* Márcio Alexandre
Os dias, quase invariavelmente, nascem belos. Até nos tempos de chuva. Até nos momentos cinzas. Porque surgem como um convite renovado. Um chamado à vida. Um apelo à existência.
Estão, para nós, os vivos, cintilantes, mesmo sem o sol. Brilhantes, apesar da ausência das estrelas.
Os dias nascem nos desafiando. Para a gente, a missão é não estragá-lo. Com nossa impaciência, mesmo que o filho se atrase para a escola. Como nossa incompreensão, mesmo que tenham nos machucado. Com nossa indiferença, mesmo que estejamos feridos.
Os dias são nossa dose diária de existência. E mesmo que eles diminuam, a cada dia, a dose é do mesmo tanto.

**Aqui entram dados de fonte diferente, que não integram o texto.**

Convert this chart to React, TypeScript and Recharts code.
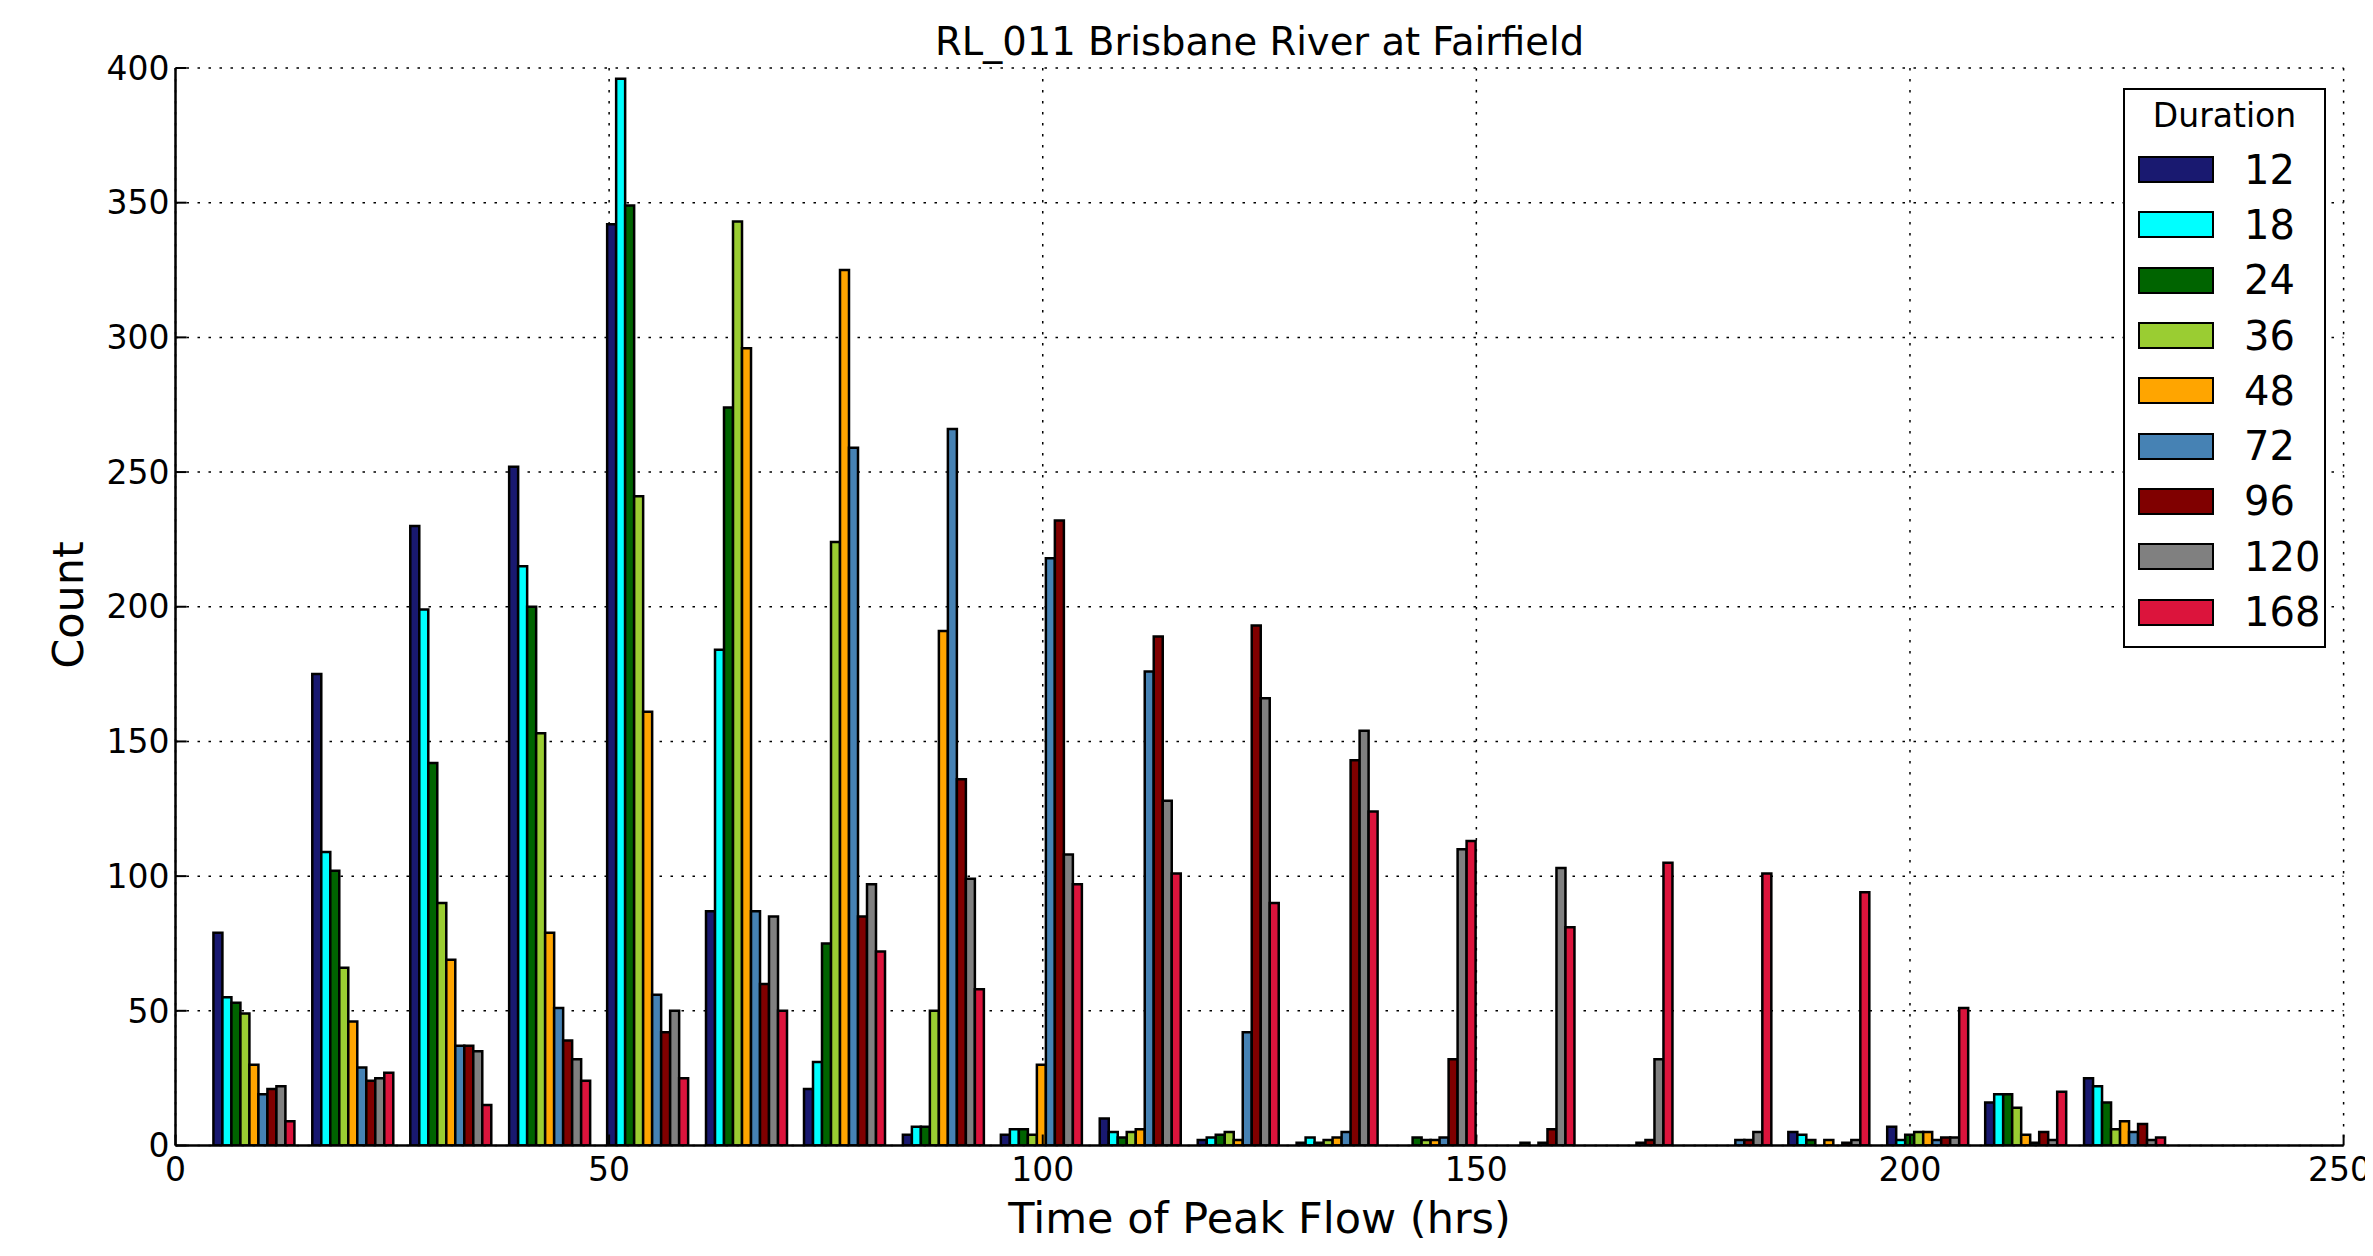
import { BarChart, Bar, XAxis, YAxis, CartesianGrid, Legend } from 'recharts';

// bin centres (hrs) of the peak-time histogram
const binCenters = [9.1, 20.5, 31.8, 43.2, 54.5, 65.9, 77.2, 88.6, 99.9, 111.3, 122.6, 134.0, 145.3, 156.7, 168.0, 179.4, 190.7, 202.1, 213.4, 224.8];

const durations = ['12', '18', '24', '36', '48', '72', '96', '120', '168'];
const colors = ['#191970', '#00FFFF', '#006400', '#9ACD32', '#FFA500', '#4682B4', '#800000', '#808080', '#DC143C'];

const d12 = [79, 175, 230, 252, 342, 87, 21, 4, 4, 10, 2, 1, 0, 0, 0, 0, 5, 7, 16, 25];
const d18 = [55, 109, 199, 215, 396, 184, 31, 7, 6, 5, 3, 3, 0, 0, 0, 0, 4, 2, 19, 22];
const d24 = [53, 102, 142, 200, 349, 274, 75, 7, 6, 3, 4, 1, 3, 0, 0, 0, 2, 4, 19, 16];
const d36 = [49, 66, 90, 153, 241, 343, 224, 50, 4, 5, 5, 2, 2, 1, 0, 0, 0, 5, 14, 6];
const d48 = [30, 46, 69, 79, 161, 296, 325, 191, 30, 6, 2, 3, 2, 0, 0, 0, 2, 5, 4, 9];
const d72 = [19, 29, 37, 51, 56, 87, 259, 266, 218, 176, 42, 5, 3, 1, 1, 2, 0, 2, 1, 5];
const d96 = [21, 24, 37, 39, 42, 60, 85, 136, 232, 189, 193, 143, 32, 6, 2, 2, 1, 3, 5, 8];
const d120 = [22, 25, 35, 32, 50, 85, 97, 99, 108, 128, 166, 154, 110, 103, 32, 5, 2, 3, 2, 2];
const d168 = [9, 27, 15, 24, 25, 50, 72, 58, 97, 101, 90, 124, 113, 81, 105, 101, 94, 51, 20, 3];

const xTicks = [0, 50, 100, 150, 200, 250];
const yTicks = [0, 50, 100, 150, 200, 250, 300, 350, 400];

const seriesValues = [d12, d18, d24, d36, d48, d72, d96, d120, d168];

const rows = binCenters.map((t, i) => {
  const row: Record<string, number> = { t };
  durations.forEach((d, k) => {
    row['d' + d] = seriesValues[k][i];
  });
  return row;
});

const W = 2365;
const H = 1240;
const FONT = '"DejaVu Sans", sans-serif';

// bottom tick label; the last one is nudged so it stays inside the page
function XTick(props: any) {
  const { x, y, payload } = props;
  const shift = payload.value === 250 ? -4 : 0;
  return (
    <text x={x + shift} y={y} dy="0.71em" textAnchor="middle" fill="#000" fontSize={33} fontFamily={FONT}>
      {payload.value}
    </text>
  );
}

function DurationLegend() {
  return (
    <div
      style={{
        width: 203,
        height: 560,
        boxSizing: 'border-box',
        border: '2px solid #000',
        background: '#fff',
        fontFamily: FONT,
        color: '#000',
      }}
    >
      <div style={{ height: 52, lineHeight: '52px', fontSize: 33, textAlign: 'center' }}>Duration</div>
      {durations.map((d, i) => (
        <div key={d} style={{ height: 55.3, display: 'flex', alignItems: 'center' }}>
          <div
            style={{
              marginLeft: 13,
              width: 76,
              height: 27,
              boxSizing: 'border-box',
              border: '2px solid #000',
              background: colors[i],
            }}
          />
          <span style={{ marginLeft: 30, fontSize: 40 }}>{d}</span>
        </div>
      ))}
    </div>
  );
}

export default function App() {
  const axisLine = { stroke: '#000', strokeWidth: 2.5 };
  const tickLine = { stroke: '#000', strokeWidth: 2 };
  return (
    <div style={{ position: 'relative', width: W, height: H, fontFamily: FONT }}>
      <BarChart
        width={W}
        height={H}
        data={rows}
        margin={{ top: 60, right: 29.4, bottom: 42.5, left: 20 }}
        barCategoryGap={8}
        barGap={0}
      >
        <XAxis
          dataKey="t"
          type="number"
          domain={[0, 250]}
          ticks={xTicks}
          allowDataOverflow
          interval={0}
          height={60}
          tickSize={-11}
          tickMargin={23.5}
          axisLine={axisLine}
          tickLine={tickLine}
          tick={<XTick />}
        />
        <XAxis
          xAxisId="top"
          orientation="top"
          type="number"
          domain={[0, 250]}
          ticks={xTicks}
          allowDataOverflow
          height={0}
          tickSize={-11}
          axisLine={axisLine}
          tickLine={tickLine}
          tick={false}
        />
        <YAxis
          type="number"
          domain={[0, 400]}
          ticks={yTicks}
          allowDataOverflow
          interval={0}
          width={147.5}
          tickSize={-11}
          tickMargin={17}
          axisLine={axisLine}
          tickLine={tickLine}
          tick={{ fill: '#000', fontSize: 33, fontFamily: FONT }}
        />
        <YAxis
          yAxisId="right"
          orientation="right"
          type="number"
          domain={[0, 400]}
          ticks={yTicks}
          allowDataOverflow
          width={0}
          tickSize={-11}
          axisLine={axisLine}
          tickLine={tickLine}
          tick={false}
        />
        {durations.map((d, i) => (
          <Bar
            key={d}
            dataKey={'d' + d}
            name={d}
            fill={colors[i]}
            stroke="#000"
            strokeWidth={2.5}
            isAnimationActive={false}
          />
        ))}
        <CartesianGrid stroke="#000" strokeWidth={1.5} strokeDasharray="2.5 8.5" />
        <Legend
          layout="vertical"
          align="center"
          verticalAlign="middle"
          wrapperStyle={{ left: 2115, top: 80, width: 203, height: 560 }}
          content={() => <DurationLegend />}
        />
      </BarChart>

      <div
        style={{
          position: 'absolute',
          left: 651.5,
          width: 1200,
          top: 15,
          lineHeight: '38px',
          fontSize: 38.5,
          textAlign: 'center',
        }}
      >
        RL_011 Brisbane River at Fairfield
      </div>
      <div
        style={{
          position: 'absolute',
          left: 651.5,
          width: 1200,
          top: 1189,
          lineHeight: '43px',
          fontSize: 43,
          textAlign: 'center',
        }}
      >
        Time of Peak Flow (hrs)
      </div>
      <div
        style={{
          position: 'absolute',
          left: 60 - 150,
          top: 597 - 22,
          width: 300,
          lineHeight: '44px',
          fontSize: 43,
          textAlign: 'center',
          transform: 'rotate(-90deg)',
        }}
      >
        Count
      </div>
    </div>
  );
}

E nela vem tudo o que precisamos: as mesmas dificuldades (elas são necessárias), a mesma rotina (um dia ela fará falta) a mesma chance de mostrarmos que ainda estamos vivos.
A dose de hoje já foi ministrada. Já fez efeito em nosso corpo. Já faz células envelhecer, melanina diminuir, testosterona baixar, ossos enfraquecer, pele enrugar.
Estragar o dia com bobagens faz cada ato desse se mostrar mais voraz.
Quando estragamos o dia, ele não fica ruim só pra gente. Para os que nos rodeiam, ele se torna insuportável.
Que a dose de hoje seja bem aproveitada. Para muitos, hoje foi a última.